Au-delà de l’atténuation (réduction des émissions), un financement accru est nécessaire pour l’adaptation aux impacts du changement climatique, souvent liés à la transition énergétique (infrastructures résilientes, gestion de l’eau).

Quel co-développement ?

Le co-développement implique une relation équitable et mutuellement bénéfique, loin des dynamiques traditionnelles d’aide au développement.

A mon avis, l’approche doit être axée sur les besoins et les priorités africaines.Les partenariats doivent être définis en fonction des stratégies de développement nationales et régionales africaines, et non imposés de l’extérieur. En outre, la gouvernance doit être partagée et la prise de décision conjointe. Les pays africains doivent être des acteurs à part entière dans la conception, la mise en œuvre et le suivi des projets, avec une véritable appropriation locale.

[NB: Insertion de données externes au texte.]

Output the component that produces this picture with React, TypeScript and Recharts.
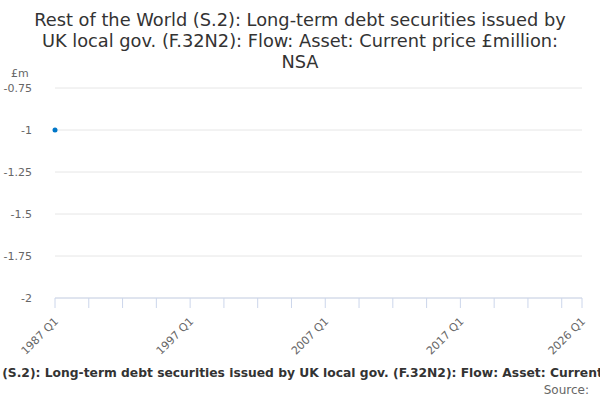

Toutefois, pourpouvoir gérer et piloter des projets complexes d’énergie bas carbone, il est nécessaire de renforcement ses capacités institutionnelles. Investir dans le renforcement d’institutions africaines, telles qu’agences de régulation, banques de développement, centres de recherche… nous sera fort utile.

Par ailleurs, l’intégration régionale, qui favorise les projets transfrontaliers d’interconnexion électrique et de développement de parcs énergétiques à l’échelle régionale, permettra d’optimiser l’utilisation des ressources et renforcer la sécurité énergétique du continent.

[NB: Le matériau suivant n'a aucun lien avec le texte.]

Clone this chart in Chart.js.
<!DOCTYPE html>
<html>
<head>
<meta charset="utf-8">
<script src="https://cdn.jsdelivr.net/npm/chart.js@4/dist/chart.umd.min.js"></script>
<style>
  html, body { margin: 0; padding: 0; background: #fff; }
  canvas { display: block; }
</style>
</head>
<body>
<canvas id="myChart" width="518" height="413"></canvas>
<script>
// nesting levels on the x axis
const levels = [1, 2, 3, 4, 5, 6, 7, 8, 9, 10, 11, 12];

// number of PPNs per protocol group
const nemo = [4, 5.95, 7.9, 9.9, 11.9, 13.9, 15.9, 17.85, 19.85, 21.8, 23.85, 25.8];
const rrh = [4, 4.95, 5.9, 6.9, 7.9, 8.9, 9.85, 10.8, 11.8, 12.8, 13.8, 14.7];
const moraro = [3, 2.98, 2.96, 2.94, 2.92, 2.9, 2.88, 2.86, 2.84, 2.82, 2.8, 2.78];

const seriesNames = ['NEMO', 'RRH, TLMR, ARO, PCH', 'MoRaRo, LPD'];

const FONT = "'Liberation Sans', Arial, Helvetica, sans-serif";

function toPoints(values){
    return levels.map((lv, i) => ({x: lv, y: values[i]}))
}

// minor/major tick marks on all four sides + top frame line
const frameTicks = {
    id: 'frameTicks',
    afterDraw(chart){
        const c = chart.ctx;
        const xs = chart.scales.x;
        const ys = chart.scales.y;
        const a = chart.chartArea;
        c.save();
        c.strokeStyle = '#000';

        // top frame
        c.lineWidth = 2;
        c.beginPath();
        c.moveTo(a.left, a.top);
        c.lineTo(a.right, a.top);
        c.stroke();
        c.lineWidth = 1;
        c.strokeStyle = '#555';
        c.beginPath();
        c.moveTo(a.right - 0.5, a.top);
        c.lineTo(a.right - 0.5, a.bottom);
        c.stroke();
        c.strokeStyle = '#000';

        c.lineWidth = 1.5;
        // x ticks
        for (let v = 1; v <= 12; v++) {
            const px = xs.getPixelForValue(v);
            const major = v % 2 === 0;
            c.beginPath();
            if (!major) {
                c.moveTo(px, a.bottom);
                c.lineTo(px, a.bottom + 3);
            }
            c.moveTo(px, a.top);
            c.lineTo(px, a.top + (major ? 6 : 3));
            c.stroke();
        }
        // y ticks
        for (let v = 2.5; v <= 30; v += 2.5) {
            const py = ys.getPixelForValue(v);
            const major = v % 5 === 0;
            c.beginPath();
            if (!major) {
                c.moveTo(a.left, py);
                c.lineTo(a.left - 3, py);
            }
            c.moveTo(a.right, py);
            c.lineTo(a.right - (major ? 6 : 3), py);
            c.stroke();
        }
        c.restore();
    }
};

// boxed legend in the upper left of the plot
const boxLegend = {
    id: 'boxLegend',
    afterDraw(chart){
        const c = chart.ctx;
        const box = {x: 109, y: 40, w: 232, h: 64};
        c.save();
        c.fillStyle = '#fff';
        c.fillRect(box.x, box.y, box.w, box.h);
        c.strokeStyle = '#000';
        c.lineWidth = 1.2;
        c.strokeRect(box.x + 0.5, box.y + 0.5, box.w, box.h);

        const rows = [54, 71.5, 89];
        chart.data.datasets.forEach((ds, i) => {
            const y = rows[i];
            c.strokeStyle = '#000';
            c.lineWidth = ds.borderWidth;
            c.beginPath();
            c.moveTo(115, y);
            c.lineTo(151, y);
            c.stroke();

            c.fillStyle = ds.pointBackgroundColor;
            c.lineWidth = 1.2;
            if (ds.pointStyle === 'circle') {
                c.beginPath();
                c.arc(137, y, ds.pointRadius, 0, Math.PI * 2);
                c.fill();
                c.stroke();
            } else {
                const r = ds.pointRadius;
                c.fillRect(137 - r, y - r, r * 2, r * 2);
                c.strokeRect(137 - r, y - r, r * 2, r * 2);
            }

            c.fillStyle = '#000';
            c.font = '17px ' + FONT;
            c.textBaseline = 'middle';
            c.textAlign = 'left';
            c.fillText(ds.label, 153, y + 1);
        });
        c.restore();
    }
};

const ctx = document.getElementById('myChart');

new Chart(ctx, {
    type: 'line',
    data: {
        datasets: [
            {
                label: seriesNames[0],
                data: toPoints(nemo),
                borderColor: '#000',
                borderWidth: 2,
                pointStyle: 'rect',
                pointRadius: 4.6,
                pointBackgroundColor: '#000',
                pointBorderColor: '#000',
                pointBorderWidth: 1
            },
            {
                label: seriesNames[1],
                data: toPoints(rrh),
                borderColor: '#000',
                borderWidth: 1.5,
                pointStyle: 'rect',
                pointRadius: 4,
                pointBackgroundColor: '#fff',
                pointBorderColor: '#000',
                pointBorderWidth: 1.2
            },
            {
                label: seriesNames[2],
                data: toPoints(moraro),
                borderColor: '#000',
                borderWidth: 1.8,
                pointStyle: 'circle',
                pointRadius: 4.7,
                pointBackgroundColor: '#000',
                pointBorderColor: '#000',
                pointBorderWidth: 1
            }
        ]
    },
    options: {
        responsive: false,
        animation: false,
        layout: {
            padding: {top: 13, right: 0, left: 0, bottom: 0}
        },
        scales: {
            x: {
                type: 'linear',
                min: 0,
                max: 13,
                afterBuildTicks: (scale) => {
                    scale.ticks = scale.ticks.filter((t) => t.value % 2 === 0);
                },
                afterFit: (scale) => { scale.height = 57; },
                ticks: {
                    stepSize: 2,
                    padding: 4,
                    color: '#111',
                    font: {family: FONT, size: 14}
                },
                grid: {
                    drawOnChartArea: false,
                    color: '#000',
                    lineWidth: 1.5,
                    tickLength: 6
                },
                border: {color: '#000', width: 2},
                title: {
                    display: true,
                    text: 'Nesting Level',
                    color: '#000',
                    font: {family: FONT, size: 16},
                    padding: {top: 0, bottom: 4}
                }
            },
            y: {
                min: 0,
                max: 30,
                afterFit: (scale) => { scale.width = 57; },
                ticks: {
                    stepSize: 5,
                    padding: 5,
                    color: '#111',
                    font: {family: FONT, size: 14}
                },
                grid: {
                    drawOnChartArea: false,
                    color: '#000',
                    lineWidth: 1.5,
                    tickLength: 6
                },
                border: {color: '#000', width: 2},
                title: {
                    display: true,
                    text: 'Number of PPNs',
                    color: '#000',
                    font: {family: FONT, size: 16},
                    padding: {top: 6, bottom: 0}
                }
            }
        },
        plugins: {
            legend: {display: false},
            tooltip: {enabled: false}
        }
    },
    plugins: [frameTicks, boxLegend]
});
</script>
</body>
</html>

A mon sens, une des clés de la réussite du co-développement est à trouver dans l’investissement dans l’innovation et la R&D.Encourager la collaboration en matière de R&D pour développer des solutions énergétiques, adaptées aux contextes africains, notamment les technologies de stockage et les mini-réseaux intelligents, reste une piste idoine.

Afin que la mayonnaise prenne, établissons des plateformes de dialogue régulières entre partenaires africains et internationaux. Ce dialogue politique continu nous permettrait de discuter des défis, partager les meilleures pratiques et ajuster les stratégies de co-développement.